Supreme Court grants stay of execution

The Associated Press

ATMORE -- A man convicted in a 1982 kidnap, rape and murder was granted a stay of execution Thursday by the U.S. Supreme Court little more than an hour before he was scheduled to die by lethal injection.

The court's brief order arrived about 4:45 p.m. and did not go into detail on why it granted the stay.

Callahan was sentenced to death for the 1982 murder of Jacksonville State University student Rebecca Suzanne Howell, who was abducted from a coin laundry and raped before being strangled and dumped in a creek.

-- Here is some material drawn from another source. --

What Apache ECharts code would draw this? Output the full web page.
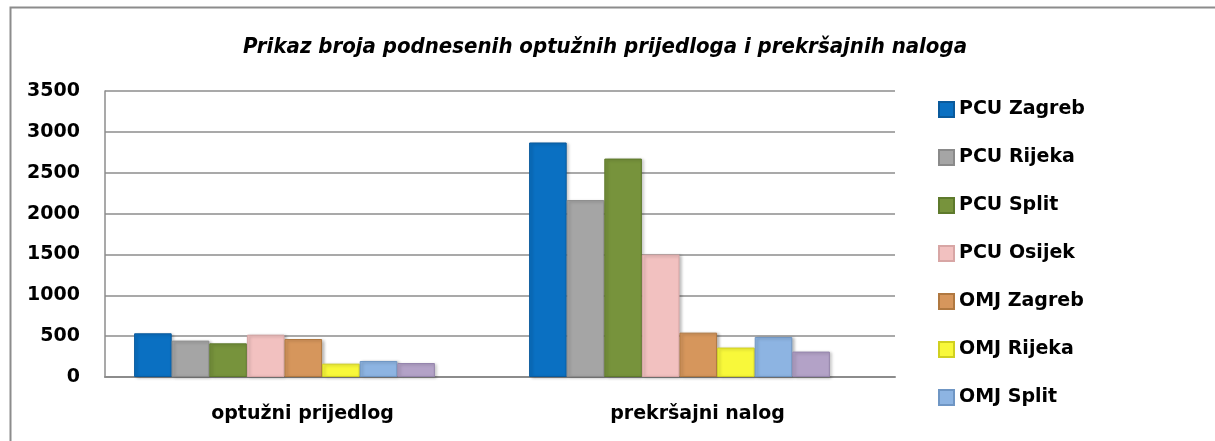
<!DOCTYPE html>
<html>
<head>
<meta charset="utf-8">
<script src="https://cdn.jsdelivr.net/npm/echarts@6/dist/echarts.min.js"></script>
<style>
  html, body { margin: 0; padding: 0; background: #ffffff; }
  #chart { width: 1215px; height: 441px; }
</style>
</head>
<body>
<div id="chart"></div>
<script>
// podaci
var categories = ['optužni prijedlog', 'prekršajni nalog'];
var seriesNames = ['PCU Zagreb', 'PCU Rijeka', 'PCU Split', 'PCU Osijek', 'OMJ Zagreb', 'OMJ Rijeka', 'OMJ Split', 'OMJ Osijek'];
var pcuZagreb = [535, 2870];
var pcuRijeka = [445, 2165];
var pcuSplit = [412, 2673];
var pcuOsijek = [518, 1498];
var omjZagreb = [465, 543];
var omjRijeka = [163, 360];
var omjSplit = [196, 490];
var omjOsijek = [171, 311];
var yTicks = [0, 500, 1000, 1500, 2000, 2500, 3000, 3500];

var values = [pcuZagreb, pcuRijeka, pcuSplit, pcuOsijek, omjZagreb, omjRijeka, omjSplit, omjOsijek];
var colors = ['#0A70C2', '#A5A5A5', '#77933C', '#F2C1C0', '#D6965C', '#F8F83A', '#8DB4E2', '#B3A2C7'];
var borders = ['#0A5A9C', '#8A8A8A', '#5E7A2C', '#D8A6A5', '#B07840', '#D0D020', '#6F96C4', '#9585AC'];

var font = 'DejaVu Sans';

var chart = echarts.init(document.getElementById('chart'));

var series = seriesNames.map(function (name, i) {
  return {
    name: name,
    type: 'bar',
    xAxisIndex: 1,
    yAxisIndex: 1,
    barWidth: 37.6,
    barGap: '0%',
    data: values[i],
    itemStyle: {
      color: colors[i],
      borderColor: borders[i],
      borderWidth: 1,
      shadowColor: 'rgba(0,0,0,0.25)',
      shadowBlur: 3,
      shadowOffsetX: 2,
      shadowOffsetY: 1
    }
  };
});

var option = {
  backgroundColor: '#ffffff',
  animation: false,
  color: colors,
  title: {
    text: 'Prikaz broja podnesenih optužnih prijedloga i prekršajnih naloga',
    left: 600,
    textAlign: 'center',
    top: 31,
    textStyle: {
      fontFamily: 'DejaVu Sans Condensed',
      fontStyle: 'italic',
      fontWeight: 'bold',
      fontSize: 22,
      color: '#000000'
    }
  },
  legend: {
    orient: 'vertical',
    left: 938,
    top: 100,
    padding: 0,
    height: 1000,
    itemWidth: 15,
    itemHeight: 15,
    itemGap: 29,
    icon: 'rect',
    // u izvorniku legenda ne stane do kraja, zadnja stavka se ne vidi
    data: seriesNames.slice(0, 7),
    textStyle: {
      fontFamily: font,
      fontWeight: 'bold',
      fontSize: 19,
      lineHeight: 18,
      color: '#000000'
    }
  },
  grid: [
    { left: 105, right: 320, top: 91, bottom: 64 },
    { left: 87, right: 338, top: 91, bottom: 64 }
  ],
  xAxis: [
    {
      type: 'category',
      gridIndex: 0,
      data: categories,
      axisTick: { show: false },
      axisLine: { lineStyle: { color: '#8C8C8C', width: 2 } },
      axisLabel: {
        margin: 28,
        fontFamily: font,
        fontWeight: 'bold',
        fontSize: 19,
        color: '#000000'
      }
    },
    {
      type: 'category',
      gridIndex: 1,
      data: categories,
      show: false
    }
  ],
  yAxis: [
    {
      type: 'value',
      gridIndex: 0,
      min: yTicks[0],
      max: yTicks[yTicks.length - 1],
      interval: 500,
      axisLine: { show: true, lineStyle: { color: '#8C8C8C', width: 1.5 } },
      axisTick: { show: false },
      splitLine: { lineStyle: { color: '#8C8C8C', width: 1.5 } },
      axisLabel: {
        margin: 25,
        fontFamily: font,
        fontWeight: 'bold',
        fontSize: 19,
        color: '#000000',
        formatter: function (v) { return String(v); }
      }
    },
    {
      type: 'value',
      gridIndex: 1,
      min: yTicks[0],
      max: yTicks[yTicks.length - 1],
      interval: 500,
      show: false,
      splitLine: { show: false }
    }
  ],
  graphic: [
    {
      type: 'rect',
      left: 8,
      top: 5,
      shape: { width: 1230, height: 460 },
      style: { fill: 'none', stroke: '#8C8C8C', lineWidth: 2 },
      silent: true
    }
  ],
  series: series
};

chart.setOption(option);
</script>
</body>
</html>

Her mother, Verna Coheley of Ohatchee, and sister, Karen Greer of Goodlettsville, Tenn., had arrived to witness the execution. Prison system spokesman Brian Corbett said a corrections officer quoted them as saying it was "cruel and unusual" for them to have to go through the ordeal.

On Sept. 25, the Supreme Court agreed to hear a challenge filed by two Kentucky death row inmates over that state's lethal injection method.

Lethal injections, devised as a humane alternative to electrocution and the gas chamber, have come under attack in recent years amid reports that the three-drug cocktail doesn’t always work as quickly as intended and that inmates are subjected to excruciating pain before they die.

No executions have taken place since the high court agreed to hear the case.